Agency upholds reverse discrimination complaint

CLEVELAND (AP) - The Ohio Civil Rights Commission has upheld a reverse discrimination complaint by a white executive who worked for a black-oriented cable television station.
The commission found reason to believe Thursday that the now-defunct Cleveland Minority Cable Channel violated the civil rights of Amy Castelli, who had served as the station's news and program director.
Commission spokeswoman Connie Higgins said the decision clears the way for a settlement between Castelli and Cleveland Television Network, which ceased operating about two months ago.
If the two parties cannot come to an agreement, the Ohio attorney general's office will hear her complaint, Higgins said.
Castelli told the commission that station officials failed to honor her contract because she is white.
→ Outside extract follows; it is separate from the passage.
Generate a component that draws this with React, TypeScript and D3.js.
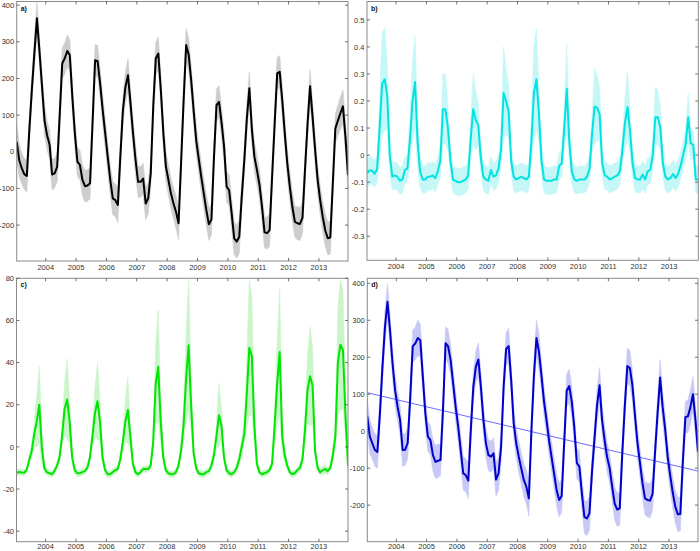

The former anchor for WOIO-TV in Cleveland said she was the only white employee at the station, which provided cable programs tailored to blacks, Latinos and Asians.
In her complaint, Castelli said her employers eventually took her off the air. She also claimed management denied her perks afforded to black managers, including a company credit card, invitations to social functions and business travel.
Castelli's lawyer, Joseph Diemert, welcomed the decision.
"We had a very favorable result this morning from the civil rights commission," Diemert said.
CTN lawyer Shana Marbury declined to comment on the decision, according to The Plain Dealer. A message seeking comment was left at her office by The Associated Press Friday morning before regular business hours.
The Cleveland Minority Arts and Education Fund stripped CTN of nearly all funding last year after an audit revealed nearly 20 bookkeeping and management gaffes at the station.